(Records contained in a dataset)
..........

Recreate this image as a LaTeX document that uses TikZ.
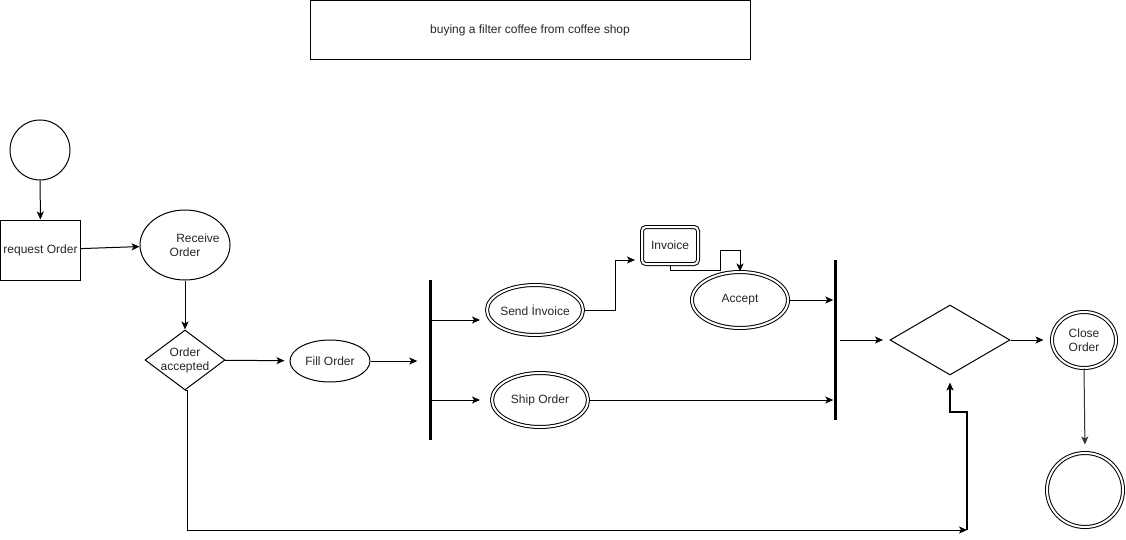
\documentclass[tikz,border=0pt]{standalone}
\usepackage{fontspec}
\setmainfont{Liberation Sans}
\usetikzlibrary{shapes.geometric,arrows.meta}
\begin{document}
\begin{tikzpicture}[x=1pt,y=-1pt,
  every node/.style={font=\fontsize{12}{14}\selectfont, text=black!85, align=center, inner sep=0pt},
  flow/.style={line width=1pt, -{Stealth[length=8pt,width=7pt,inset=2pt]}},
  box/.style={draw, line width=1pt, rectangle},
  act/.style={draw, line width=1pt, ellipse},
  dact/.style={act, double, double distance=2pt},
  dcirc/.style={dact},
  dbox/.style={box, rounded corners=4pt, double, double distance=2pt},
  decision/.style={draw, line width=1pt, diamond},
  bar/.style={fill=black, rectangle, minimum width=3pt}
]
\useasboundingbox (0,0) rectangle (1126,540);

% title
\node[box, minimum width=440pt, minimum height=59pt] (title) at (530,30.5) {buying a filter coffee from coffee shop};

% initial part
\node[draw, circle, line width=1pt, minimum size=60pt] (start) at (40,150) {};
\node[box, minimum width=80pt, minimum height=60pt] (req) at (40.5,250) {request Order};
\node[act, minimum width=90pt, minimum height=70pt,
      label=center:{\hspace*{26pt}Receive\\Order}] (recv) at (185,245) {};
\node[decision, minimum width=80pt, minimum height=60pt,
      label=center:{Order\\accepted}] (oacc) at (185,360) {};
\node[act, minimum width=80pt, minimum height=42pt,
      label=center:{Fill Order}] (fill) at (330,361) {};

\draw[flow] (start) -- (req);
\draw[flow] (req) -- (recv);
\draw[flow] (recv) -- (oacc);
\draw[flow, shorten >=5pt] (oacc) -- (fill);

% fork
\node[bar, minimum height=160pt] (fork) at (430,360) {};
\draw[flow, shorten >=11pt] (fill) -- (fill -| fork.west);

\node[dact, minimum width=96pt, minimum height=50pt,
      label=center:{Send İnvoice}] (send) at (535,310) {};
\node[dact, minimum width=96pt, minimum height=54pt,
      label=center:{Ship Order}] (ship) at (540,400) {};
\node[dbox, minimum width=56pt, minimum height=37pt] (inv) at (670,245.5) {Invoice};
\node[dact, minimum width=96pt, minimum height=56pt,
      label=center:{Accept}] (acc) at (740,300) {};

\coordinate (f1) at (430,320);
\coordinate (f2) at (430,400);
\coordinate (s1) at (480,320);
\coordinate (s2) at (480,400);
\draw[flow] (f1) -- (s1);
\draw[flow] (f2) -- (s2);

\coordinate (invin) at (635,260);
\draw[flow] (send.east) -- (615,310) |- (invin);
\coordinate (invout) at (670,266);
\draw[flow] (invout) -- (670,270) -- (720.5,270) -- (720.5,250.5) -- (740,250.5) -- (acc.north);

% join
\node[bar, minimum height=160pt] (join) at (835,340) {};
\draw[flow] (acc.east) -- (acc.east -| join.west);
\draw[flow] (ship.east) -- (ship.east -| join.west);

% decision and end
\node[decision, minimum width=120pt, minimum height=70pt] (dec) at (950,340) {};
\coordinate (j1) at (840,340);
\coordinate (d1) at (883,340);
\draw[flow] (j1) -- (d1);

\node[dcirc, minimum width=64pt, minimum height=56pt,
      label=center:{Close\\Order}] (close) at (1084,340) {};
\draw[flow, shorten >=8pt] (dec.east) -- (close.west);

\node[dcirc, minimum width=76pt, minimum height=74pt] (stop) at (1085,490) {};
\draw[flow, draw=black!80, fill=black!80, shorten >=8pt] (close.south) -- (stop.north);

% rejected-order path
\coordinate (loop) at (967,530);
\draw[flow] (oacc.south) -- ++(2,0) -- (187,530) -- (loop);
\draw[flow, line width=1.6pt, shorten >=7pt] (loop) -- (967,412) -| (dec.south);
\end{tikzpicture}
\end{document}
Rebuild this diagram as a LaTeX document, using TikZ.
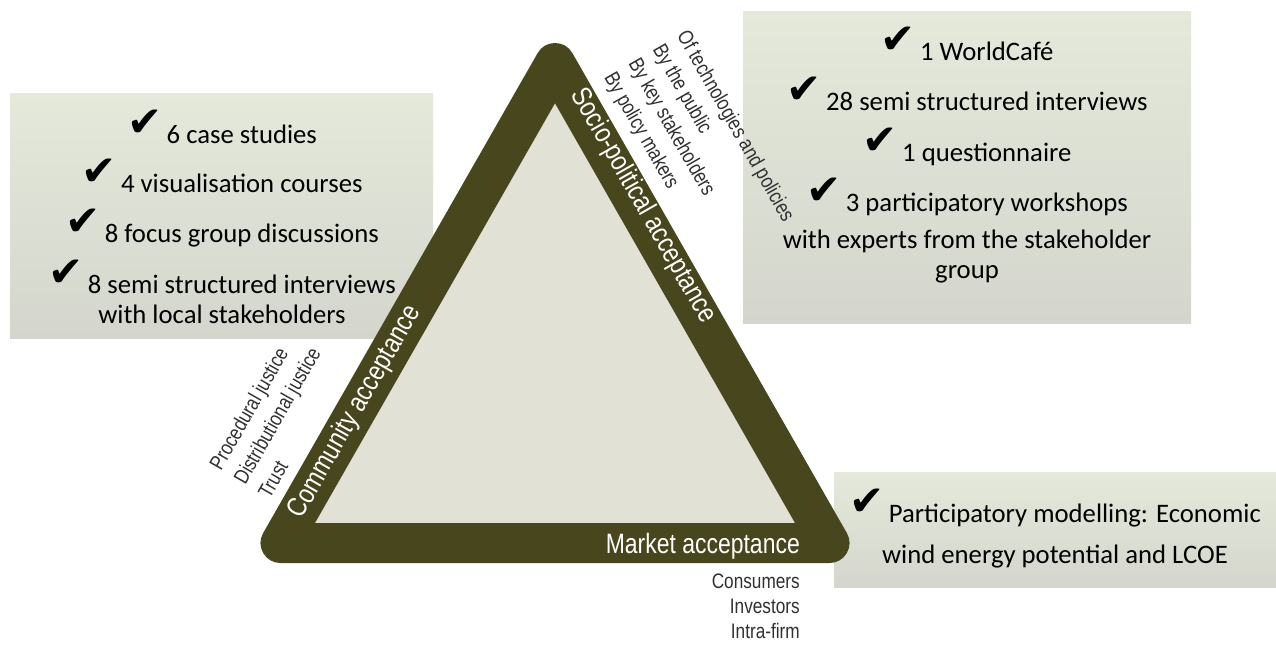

..........

◆ **Exercise details**:
What number of lines in the records contain the word "LaTeX"? Answer with that number alone.

◆ **Solution to the exercise**:
2